As noted, the passing of Mayday leaves me with one aged Belgian. The Suffolks comprise a 13-year-old mare, her gelded 7-year-old son, and her 5-year-old daughter who has a yearling colt and is carrying an August foal, hopefully. In addition, there is Luke who is working with Bonnie.

In the spring and early summer we like to put two teams in the field on any given day, one of 2, and one of 3. With the present gang we can do this. We’ll have to be careful of Bonnie and hope that she can work a couple of years longer until yearling Harry is ready to take her place. We should also train Luke to work in as many combinations as possible. Emma will have to be taken out of work some time ahead of foaling in early August.

Bonnie and Mayday a Horsepower Farm Team

I probably relied on the old girls too much in the last couple of years, but perhaps this is understandable. I thought that they deserved this tribute for all their work, and that this account might prove somewhat instructive as well. Meanwhile I like to remember them on the riding cultivator. They always broke into a fast swinging trot on the way to the field, right in step, even the last summer they worked together.

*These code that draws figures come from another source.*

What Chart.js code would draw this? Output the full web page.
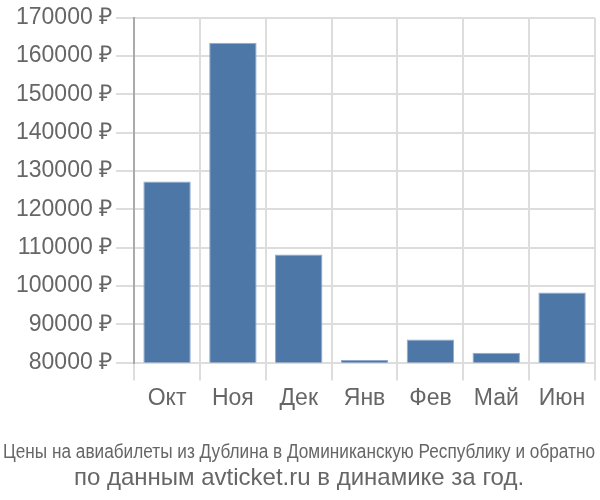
<!DOCTYPE html>
<html>
<head>
<meta charset="utf-8">
<script src="https://cdn.jsdelivr.net/npm/chart.js@4"></script>
<style>
  html, body { margin: 0; padding: 0; background: #fff; }
  #wrap { width: 600px; height: 500px; }
</style>
</head>
<body>
<div id="wrap"><canvas id="chart_prices"></canvas></div>
<script>
const labels = ["Окт", "Ноя", "Дек", "Янв", "Фев", "Май", "Июн"];
const prices = [127300, 163500, 108200, 80700, 86000, 82600, 98300];
const yTicks = [80000, 90000, 100000, 110000, 120000, 130000, 140000, 150000, 160000, 170000];
const titleLine1 = "Цены на авиабилеты из Дублина в Доминиканскую Республику и обратно";
const titleLine2 = "по данным avticket.ru в динамике за год.";

const data = {
    labels: labels,
    datasets: [
        {
            data: prices,
            backgroundColor: "#4d77a6",
            borderColor: "#8eaad0",
            borderWidth: 1,
            categoryPercentage: 0.72,
            barPercentage: 1,
        },
    ],
};

const config = {
    type: "bar",
    data: data,
    options: {
        responsive: true,
        maintainAspectRatio: false,
        animation: false,
        layout: { padding: { top: 0, right: 5, left: 3, bottom: 0 } },
        plugins: {
            legend: { display: false },
            tooltip: { enabled: false },
            // subtitle sits above the title when both are at the bottom;
            // the long line gets squeezed to the box width by Chart.js
            subtitle: {
                display: true,
                position: "bottom",
                text: titleLine1,
                color: "#666",
                font: { family: "'Liberation Sans', Arial, sans-serif", size: 20, weight: "normal" },
                padding: { top: 24, bottom: 0 },
            },
            title: {
                display: true,
                position: "bottom",
                text: titleLine2,
                color: "#666",
                font: { family: "'Liberation Sans', Arial, sans-serif", size: 24, weight: "normal" },
                padding: { top: 0, bottom: 7 },
            },
        },
        scales: {
            x: {
                grid: { color: "#ddd", lineWidth: 2, tickLength: 18, offset: true },
                border: { display: false },
                ticks: {
                    color: "#666",
                    font: { family: "'Liberation Sans', Arial, sans-serif", size: 23 },
                    padding: 4,
                },
            },
            y: {
                min: 80000,
                max: 170000,
                afterBuildTicks: (axis) => { axis.ticks = yTicks.map((v) => ({ value: v })); },
                afterFit: (axis) => { axis.width += 9; },
                grid: { color: "#ddd", lineWidth: 2, tickLength: 18 },
                border: { color: "#aaa", width: 2 },
                ticks: {
                    color: "#666",
                    font: { family: "'Liberation Sans', Arial, sans-serif", size: 23 },
                    padding: 4,
                    callback: (v) => v + " ₽",
                },
            },
        },
    },
};

const ctx = document.getElementById("chart_prices");
const priceChart = new Chart(ctx, config);
</script>
</body>
</html>
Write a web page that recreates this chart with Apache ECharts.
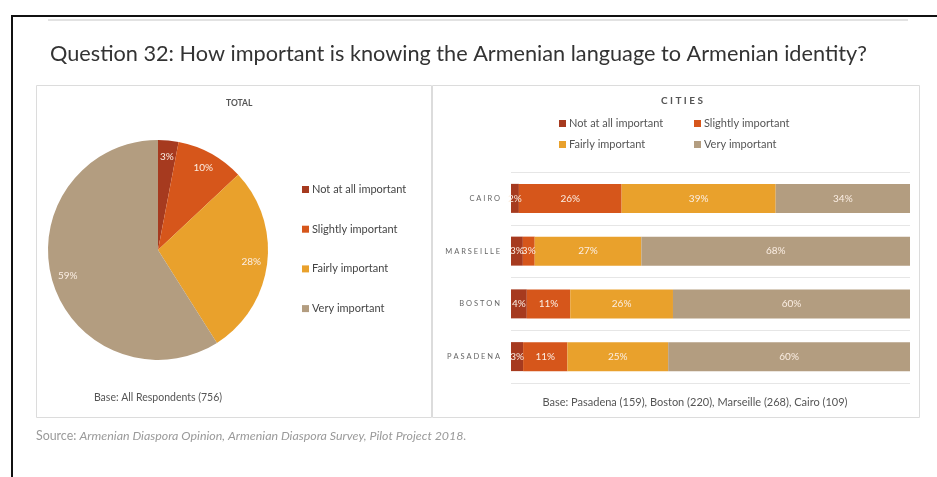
<!DOCTYPE html>
<html>
<head>
<meta charset="utf-8">
<script src="https://cdn.jsdelivr.net/npm/echarts@6/dist/echarts.min.js"></script>
<style>
html,body{margin:0;padding:0;background:#fff;}
#chart{width:937px;height:477px;}
</style>
</head>
<body>
<div id="chart"></div>
<script>
// ---- data ----
var categories = ['Not at all important', 'Slightly important', 'Fairly important', 'Very important'];
var colors = ['#a63a1f', '#d6561b', '#e9a12c', '#b39d80'];
var totalValues = [3, 10, 28, 59];
var cities = ['CAIRO', 'MARSEILLE', 'BOSTON', 'PASADENA'];
var notAtAll = [2, 3, 4, 3];
var slightly = [26, 3, 11, 11];
var fairly = [39, 27, 26, 25];
var very = [34, 68, 60, 60];

var cityRows = [notAtAll, slightly, fairly, very];
var rowSums = cities.map(function (c, i) {
  return cityRows.reduce(function (s, arr) { return s + arr[i]; }, 0);
});

var font = 'Lato';

var pieData = categories.map(function (n, i) {
  return { name: n, value: totalValues[i], itemStyle: { color: colors[i] } };
});

var barSeries = categories.map(function (n, k) {
  return {
    name: n,
    type: 'bar',
    stack: 'all',
    barWidth: 29,
    xAxisIndex: 0, yAxisIndex: 0,
    itemStyle: { color: colors[k] },
    label: {
      show: true,
      position: 'inside',
      color: '#fbeee3',
      fontSize: 10,
      fontFamily: font,
      formatter: function (p) { return cityRows[k][p.dataIndex] + '%'; }
    },
    data: cityRows[k].map(function (v, i) { return v / rowSums[i] * 100; })
  };
});

function oneLegend(name, left, top) {
  return {
    data: [name], left: left, top: top, orient: 'horizontal',
    icon: 'rect', itemWidth: 7, itemHeight: 7, itemGap: 4, padding: 0,
    selectedMode: false,
    textStyle: { fontSize: 11, color: '#555', fontFamily: font, padding: [0, 0, 0, -2] }
  };
}

var option = {
  animation: false,
  backgroundColor: '#fff',
  textStyle: { fontFamily: font },
  graphic: [
    { type: 'line', shape: { x1: 11, y1: 16, x2: 937, y2: 16 }, style: { stroke: '#111', lineWidth: 2 } },
    { type: 'line', shape: { x1: 12, y1: 16, x2: 12, y2: 477 }, style: { stroke: '#111', lineWidth: 2 } },
    { type: 'line', shape: { x1: 48, y1: 20, x2: 908, y2: 20 }, style: { stroke: '#e2e2e2', lineWidth: 2 } },
    { type: 'rect', shape: { x: 36.5, y: 85.5, width: 395, height: 332 }, style: { fill: 'none', stroke: '#dcdcdc', lineWidth: 1 } },
    { type: 'rect', shape: { x: 432.5, y: 85.5, width: 487, height: 332 }, style: { fill: 'none', stroke: '#dcdcdc', lineWidth: 1 } },
    { type: 'text', left: 50, top: 43, style: { text: 'Question 32: How important is knowing the Armenian language to Armenian identity?', fontSize: 21.7, fill: '#333', fontFamily: font } },
    { type: 'text', left: 226, top: 99, style: { text: 'TOTAL', fontSize: 8.5, fontWeight: 'bold', fill: '#555', fontFamily: font } },
    { type: 'text', left: 661, top: 96, style: { text: 'C I T I E S', fontSize: 10, fontWeight: 'bold', fill: '#555', fontFamily: font } },
    { type: 'text', x: 158, y: 398, style: { text: 'Base: All Respondents (756)', fontSize: 10.5, fill: '#555', fontFamily: font, align: 'center', verticalAlign: 'middle' } },
    { type: 'text', x: 695, y: 402, style: { text: 'Base: Pasadena (159), Boston (220), Marseille (268), Cairo (109)', fontSize: 11, fill: '#555', fontFamily: font, align: 'center', verticalAlign: 'middle' } },
    { type: 'text', left: 36, top: 430, style: {
      text: '{n|Source: }{i|Armenian Diaspora Opinion, Armenian Diaspora Survey, Pilot Project 2018.}',
      rich: {
        n: { fontSize: 12.4, fill: '#9a9a9a', fontFamily: font },
        i: { fontSize: 12.4, fill: '#9a9a9a', fontStyle: 'italic', fontFamily: font }
      }
    } }
  ],
  legend: [
    {
      data: categories, orient: 'vertical', left: 302, top: 183, itemGap: 26.7,
      icon: 'rect', itemWidth: 7, itemHeight: 7, padding: 0, selectedMode: false,
      textStyle: { fontSize: 11, color: '#444', fontFamily: font, padding: [0, 0, 0, -2], lineHeight: 13 }
    },
    oneLegend(categories[0], 559, 118),
    oneLegend(categories[1], 694, 118),
    oneLegend(categories[2], 559, 139),
    oneLegend(categories[3], 694, 139)
  ],
  grid: { left: 511, right: 27, top: 172, height: 211, containLabel: false },
  xAxis: { type: 'value', min: 0, max: 100, show: false },
  yAxis: {
    type: 'category', data: cities, inverse: true,
    axisLine: { show: false }, axisTick: { show: false },
    splitLine: { show: true, lineStyle: { color: '#e6e6e6', width: 1 } },
    axisLabel: {
      fontSize: 7.5, color: '#666', margin: 11, fontFamily: font,
      formatter: function (v) { return v.split('').join(' '); }
    }
  },
  series: [
    {
      type: 'pie', name: 'total', center: [158, 250], radius: [0, 110],
      startAngle: 90, clockwise: true, silent: true,
      label: { show: false }, labelLine: { show: false },
      itemStyle: { borderWidth: 0 },
      data: pieData
    },
    {
      type: 'pie', name: 'totalLabels', center: [158, 250], radius: [72, 110],
      startAngle: 90, clockwise: true, silent: true,
      itemStyle: { color: 'rgba(0,0,0,0)', borderWidth: 0 },
      label: { show: true, position: 'inside', color: '#fbeee3', fontSize: 10, fontFamily: font, formatter: '{c}%' },
      labelLine: { show: false },
      legendHoverLink: false,
      data: totalValues.map(function (v, i) { return { name: 'lbl' + i, value: v }; })
    }
  ].concat(barSeries)
};

var chart = echarts.init(document.getElementById('chart'), null, { renderer: 'canvas' });
chart.setOption(option);
</script>
</body>
</html>
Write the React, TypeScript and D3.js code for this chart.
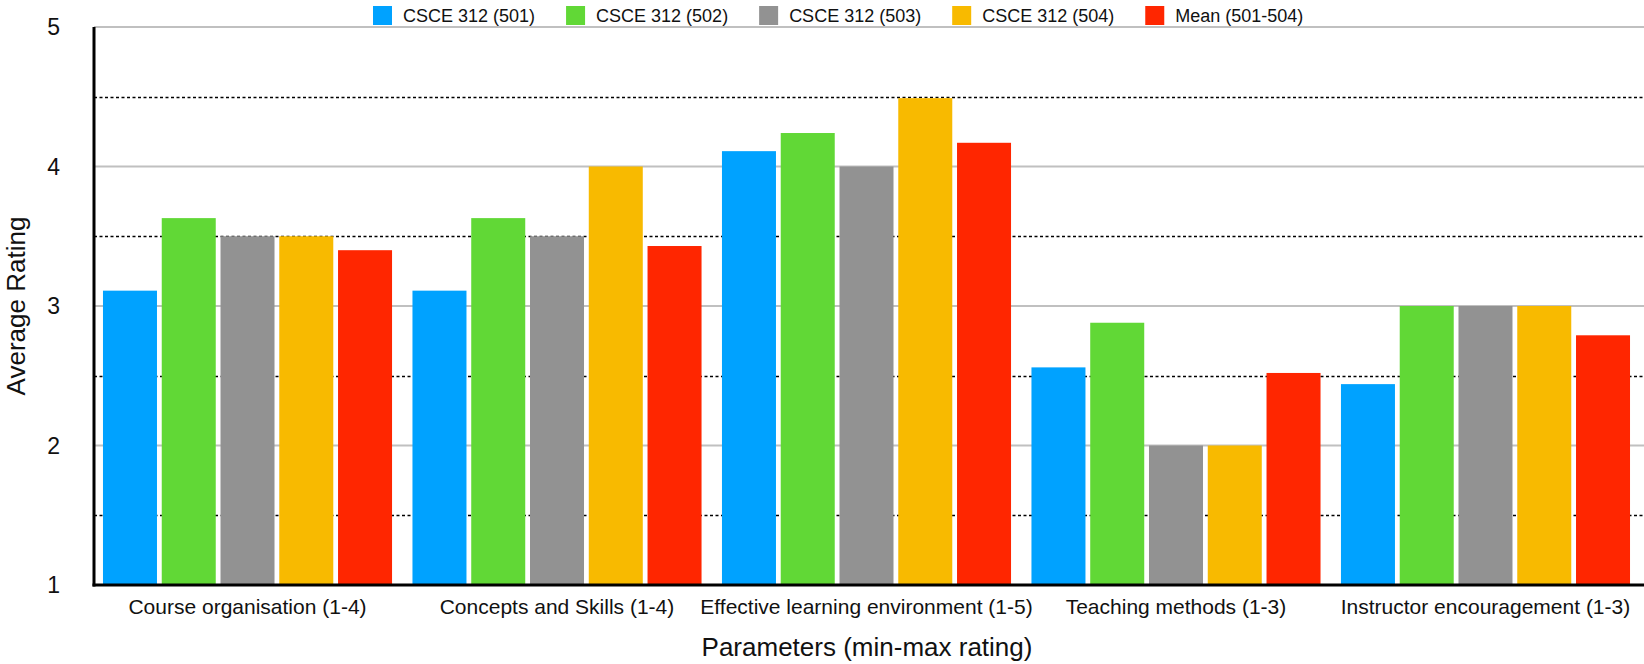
import * as d3 from "d3"

const categories = [
  "Course organisation (1-4)",
  "Concepts and Skills (1-4)",
  "Effective learning environment (1-5)",
  "Teaching methods (1-3)",
  "Instructor encouragement (1-3)",
]
const seriesNames = ["CSCE 312 (501)", "CSCE 312 (502)", "CSCE 312 (503)", "CSCE 312 (504)", "Mean (501-504)"]
const seriesColors = ["#00a2ff", "#61d836", "#929292", "#f8ba00", "#ff2600"]

const s501 = [3.11, 3.11, 4.11, 2.56, 2.44]
const s502 = [3.63, 3.63, 4.24, 2.88, 3.0]
const s503 = [3.5, 3.5, 4.0, 2.0, 3.0]
const s504 = [3.5, 4.0, 4.49, 2.0, 3.0]
const sMean = [3.4, 3.43, 4.17, 2.52, 2.79]
const seriesValues = [s501, s502, s503, s504, sMean]

const yTicks = [1, 2, 3, 4, 5]
const yMinor = [1.5, 2.5, 3.5, 4.5]

const W = 1644
const H = 664
const FONT = "'Liberation Sans', Arial, Helvetica, sans-serif"

function textWidth(t: string, size: number) {
  const ctx = document.createElement("canvas").getContext("2d")
  if (!ctx) return t.length * size * 0.55
  ctx.font = `${size}px ${FONT}`
  return ctx.measureText(t).width
}

export default function App() {
  const left = 94
  const top = 27
  const bottom = 585

  const y = d3.scaleLinear().domain([1, 5]).range([bottom, top])
  const x0 = d3.scaleBand<string>().domain(categories).range([left, 1639]).paddingInner(0.066).paddingOuter(0.029)
  const x1 = d3
    .scaleBand<number>()
    .domain(d3.range(seriesNames.length))
    .range([0, x0.bandwidth()])
    .paddingInner(0.081)

  // legend layout: square, label, gap
  const legendSize = 18
  let lx = 373
  const legendItems = seriesNames.map((name, i) => {
    const item = { name, color: seriesColors[i], x: lx }
    lx += 19 + 11 + textWidth(name, legendSize) + 31
    return item
  })

  return (
    <svg
      width={W}
      height={H}
      style={{ position: "absolute", left: 0, top: 0, background: "#fff" }}
      fontFamily={FONT}
    >
      {/* grid */}
      {yTicks
        .filter((t) => t > 1)
        .map((t) => (
          <line key={`g${t}`} x1={left} x2={W} y1={y(t)} y2={y(t)} stroke="#c0c0c0" strokeWidth={2} />
        ))}
      {yMinor.map((t) => (
        <line
          key={`m${t}`}
          x1={left}
          x2={W}
          y1={Math.round(y(t)) + 0.5}
          y2={Math.round(y(t)) + 0.5}
          stroke="#000"
          strokeWidth={1.3}
          strokeDasharray="3,2.5"
        />
      ))}

      {/* bars */}
      {categories.map((c, ci) => (
        <g key={c} transform={`translate(${x0(c)},0)`}>
          {seriesValues.map((vals, si) => (
            <rect
              key={si}
              x={x1(si)}
              y={y(vals[ci])}
              width={x1.bandwidth()}
              height={y(1) - y(vals[ci])}
              fill={seriesColors[si]}
            />
          ))}
        </g>
      ))}

      {/* axes */}
      <line x1={left} x2={left} y1={top} y2={bottom + 1.5} stroke="#000" strokeWidth={3} />
      <line x1={left - 1.5} x2={W} y1={bottom} y2={bottom} stroke="#000" strokeWidth={3} />

      {yTicks.map((t) => (
        <text key={`t${t}`} x={60} y={y(t)} dy="0.36em" textAnchor="end" fontSize={23} fill="#111">
          {t}
        </text>
      ))}

      {categories.map((c) => (
        <text key={`c${c}`} x={(x0(c) as number) + x0.bandwidth() / 2} y={614} textAnchor="middle" fontSize={21} fill="#111">
          {c}
        </text>
      ))}

      <text x={(left + W) / 2 - 2} y={656} textAnchor="middle" fontSize={26} fill="#111">
        Parameters (min-max rating)
      </text>
      <text transform={`translate(25,${(top + bottom) / 2}) rotate(-90)`} textAnchor="middle" fontSize={26} fill="#111">
        Average Rating
      </text>

      {/* legend */}
      {legendItems.map((it) => (
        <g key={it.name}>
          <rect x={it.x} y={6} width={19} height={19} fill={it.color} />
          <text x={it.x + 30} y={22} fontSize={legendSize} fill="#111">
            {it.name}
          </text>
        </g>
      ))}
    </svg>
  )
}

P.S. Since finishing this article, enough time has elapsed so that we can see how things are working out. Emma, the five-year-old Suffolk, has come right to the fore, and is marking one-row beds, cultivating, and working on the two-row planter with Bonnie. She is proving a willing and intelligent successor to Mayday.

Luke, on the other hand, is in transition. It is good that he has speeded up and can work vigorously with any other horse. On the other hand, he has become a little sour and difficult to hitch, and may be proving to be a little too much for Bonnie. Perhaps this is because he was acquired and started late, and not much was asked of him early. Probably another season of work will settle him down. Also we may have to find him an easier bit, as his mouth is a little sore. In the end he will make it, but it just goes to show how sometimes the developmental course of a young horse is difficult to predict. Years ago, I had had some doubts about Mayday as a young horse, but she proved to be the best I ever had.